= STATED PROBLEM =
Set down, exactly as written, the lines from the top of the data to the line that holds "import plotly.graph_objects as go", and omit the pictures.

= MATERIAL PROVIDED =

---

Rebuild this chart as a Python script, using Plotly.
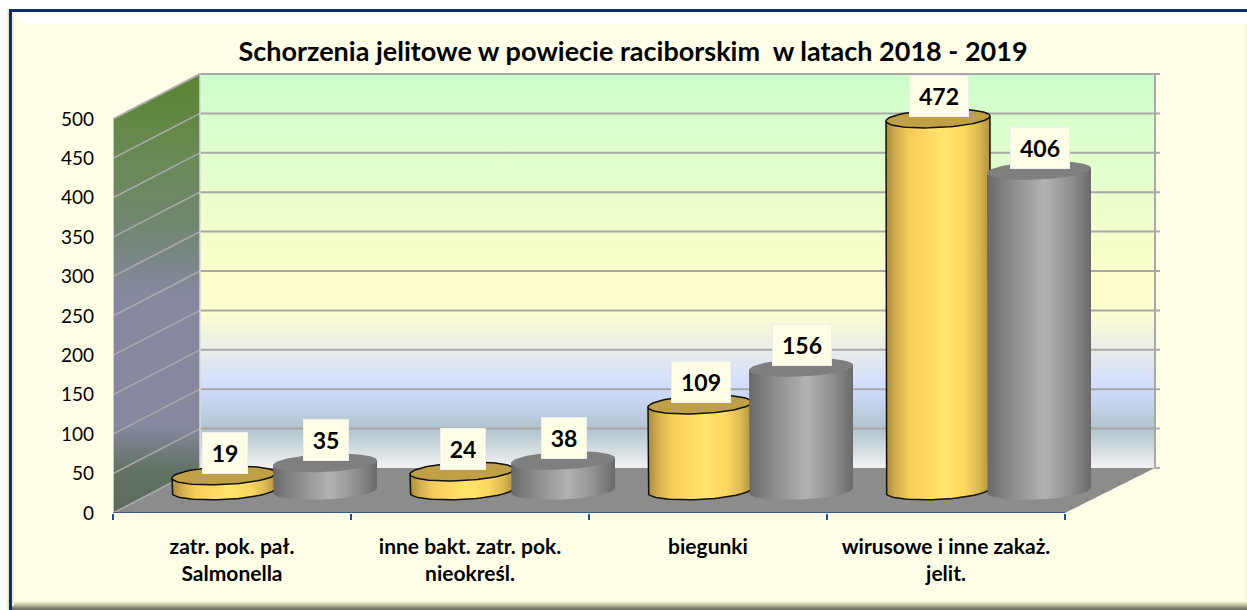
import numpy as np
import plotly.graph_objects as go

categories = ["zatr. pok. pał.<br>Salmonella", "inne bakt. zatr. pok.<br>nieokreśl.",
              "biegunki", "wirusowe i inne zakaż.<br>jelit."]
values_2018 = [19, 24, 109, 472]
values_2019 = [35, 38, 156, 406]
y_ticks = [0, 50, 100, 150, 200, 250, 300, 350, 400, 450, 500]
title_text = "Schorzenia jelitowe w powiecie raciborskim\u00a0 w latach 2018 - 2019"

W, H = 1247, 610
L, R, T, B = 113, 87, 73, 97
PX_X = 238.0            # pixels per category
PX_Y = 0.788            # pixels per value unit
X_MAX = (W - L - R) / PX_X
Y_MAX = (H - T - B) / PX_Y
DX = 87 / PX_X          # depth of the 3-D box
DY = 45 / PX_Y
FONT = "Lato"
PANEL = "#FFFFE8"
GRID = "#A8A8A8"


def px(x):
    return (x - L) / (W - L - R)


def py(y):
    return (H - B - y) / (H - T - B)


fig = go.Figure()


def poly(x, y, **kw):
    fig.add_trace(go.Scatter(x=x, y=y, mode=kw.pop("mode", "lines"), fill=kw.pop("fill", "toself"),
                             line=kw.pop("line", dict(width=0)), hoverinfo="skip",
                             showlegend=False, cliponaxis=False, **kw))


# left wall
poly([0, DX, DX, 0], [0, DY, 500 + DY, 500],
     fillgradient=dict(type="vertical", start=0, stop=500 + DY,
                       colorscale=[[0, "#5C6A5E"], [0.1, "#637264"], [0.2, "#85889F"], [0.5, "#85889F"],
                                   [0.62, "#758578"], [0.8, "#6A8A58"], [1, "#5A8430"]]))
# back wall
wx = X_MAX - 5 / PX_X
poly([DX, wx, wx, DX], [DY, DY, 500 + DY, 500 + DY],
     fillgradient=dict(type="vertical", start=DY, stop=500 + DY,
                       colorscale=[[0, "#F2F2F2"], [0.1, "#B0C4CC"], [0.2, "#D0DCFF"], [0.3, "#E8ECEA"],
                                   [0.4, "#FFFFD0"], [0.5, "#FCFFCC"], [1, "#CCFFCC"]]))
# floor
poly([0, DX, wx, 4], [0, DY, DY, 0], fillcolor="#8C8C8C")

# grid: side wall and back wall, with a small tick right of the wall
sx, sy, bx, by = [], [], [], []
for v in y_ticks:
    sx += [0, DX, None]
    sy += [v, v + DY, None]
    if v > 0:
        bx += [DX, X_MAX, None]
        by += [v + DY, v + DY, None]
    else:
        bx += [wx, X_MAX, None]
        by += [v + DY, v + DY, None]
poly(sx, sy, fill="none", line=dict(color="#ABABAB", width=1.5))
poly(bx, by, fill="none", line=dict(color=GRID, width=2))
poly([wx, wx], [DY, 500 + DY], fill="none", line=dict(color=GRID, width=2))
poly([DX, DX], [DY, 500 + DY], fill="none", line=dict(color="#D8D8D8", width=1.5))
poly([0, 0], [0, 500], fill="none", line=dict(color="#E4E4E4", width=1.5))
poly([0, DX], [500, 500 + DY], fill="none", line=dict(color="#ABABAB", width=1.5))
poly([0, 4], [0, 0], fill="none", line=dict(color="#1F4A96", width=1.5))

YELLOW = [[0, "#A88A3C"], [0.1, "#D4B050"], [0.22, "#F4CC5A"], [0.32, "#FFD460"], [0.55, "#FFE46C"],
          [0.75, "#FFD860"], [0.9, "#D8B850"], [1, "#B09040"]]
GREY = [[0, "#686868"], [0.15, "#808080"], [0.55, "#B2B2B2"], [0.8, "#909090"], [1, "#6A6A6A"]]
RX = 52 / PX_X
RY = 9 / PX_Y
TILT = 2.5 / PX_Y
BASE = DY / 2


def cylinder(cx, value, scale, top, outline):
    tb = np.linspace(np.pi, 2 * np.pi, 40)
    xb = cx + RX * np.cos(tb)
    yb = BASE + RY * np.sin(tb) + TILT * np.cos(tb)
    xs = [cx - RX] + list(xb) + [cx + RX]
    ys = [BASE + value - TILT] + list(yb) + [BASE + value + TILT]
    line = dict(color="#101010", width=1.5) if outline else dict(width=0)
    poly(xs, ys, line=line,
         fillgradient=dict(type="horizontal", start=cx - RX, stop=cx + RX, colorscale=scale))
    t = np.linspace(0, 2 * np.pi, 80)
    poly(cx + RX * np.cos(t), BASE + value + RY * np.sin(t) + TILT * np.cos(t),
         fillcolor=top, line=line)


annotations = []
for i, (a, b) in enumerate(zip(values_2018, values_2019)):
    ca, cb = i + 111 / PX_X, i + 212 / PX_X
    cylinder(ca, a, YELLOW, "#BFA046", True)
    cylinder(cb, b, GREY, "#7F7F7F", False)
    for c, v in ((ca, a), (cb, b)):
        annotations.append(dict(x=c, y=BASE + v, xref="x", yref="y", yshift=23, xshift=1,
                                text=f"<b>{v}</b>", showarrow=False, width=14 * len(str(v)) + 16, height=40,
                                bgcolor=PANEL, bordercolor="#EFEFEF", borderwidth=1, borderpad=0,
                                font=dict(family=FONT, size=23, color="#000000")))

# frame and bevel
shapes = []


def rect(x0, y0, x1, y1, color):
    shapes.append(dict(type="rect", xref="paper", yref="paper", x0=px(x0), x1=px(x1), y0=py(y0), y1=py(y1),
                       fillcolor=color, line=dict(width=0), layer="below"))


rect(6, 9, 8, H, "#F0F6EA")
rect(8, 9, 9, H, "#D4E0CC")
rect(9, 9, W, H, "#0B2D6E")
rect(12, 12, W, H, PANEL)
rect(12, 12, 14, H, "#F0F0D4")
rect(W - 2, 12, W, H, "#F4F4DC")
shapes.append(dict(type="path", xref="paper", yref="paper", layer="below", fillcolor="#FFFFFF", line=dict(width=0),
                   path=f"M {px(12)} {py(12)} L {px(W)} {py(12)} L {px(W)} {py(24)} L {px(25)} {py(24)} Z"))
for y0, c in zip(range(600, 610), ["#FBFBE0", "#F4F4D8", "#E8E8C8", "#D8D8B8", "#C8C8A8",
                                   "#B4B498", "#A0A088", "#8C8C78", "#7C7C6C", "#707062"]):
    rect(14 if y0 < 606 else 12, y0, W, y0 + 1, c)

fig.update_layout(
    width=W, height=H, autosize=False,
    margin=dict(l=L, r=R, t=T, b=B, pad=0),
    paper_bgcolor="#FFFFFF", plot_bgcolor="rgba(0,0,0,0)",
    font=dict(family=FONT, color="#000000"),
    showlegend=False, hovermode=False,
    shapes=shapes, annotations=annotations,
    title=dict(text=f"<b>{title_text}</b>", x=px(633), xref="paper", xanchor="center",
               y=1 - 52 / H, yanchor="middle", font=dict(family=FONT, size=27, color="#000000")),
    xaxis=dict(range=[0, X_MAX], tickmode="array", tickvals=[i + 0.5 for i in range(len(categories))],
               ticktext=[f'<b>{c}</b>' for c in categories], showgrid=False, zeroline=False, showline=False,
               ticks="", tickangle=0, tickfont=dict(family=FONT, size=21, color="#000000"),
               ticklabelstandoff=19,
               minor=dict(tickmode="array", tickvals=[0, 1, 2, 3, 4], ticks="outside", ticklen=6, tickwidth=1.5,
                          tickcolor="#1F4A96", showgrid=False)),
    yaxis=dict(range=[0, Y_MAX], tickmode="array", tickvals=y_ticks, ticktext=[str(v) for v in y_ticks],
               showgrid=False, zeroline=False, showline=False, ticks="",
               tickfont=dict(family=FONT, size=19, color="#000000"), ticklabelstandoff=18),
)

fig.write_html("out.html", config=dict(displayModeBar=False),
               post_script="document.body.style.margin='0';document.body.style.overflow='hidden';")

---

= EXERCISE RESULT =
Rebuild this chart as a Python script, using Plotly.
import numpy as np
import plotly.graph_objects as go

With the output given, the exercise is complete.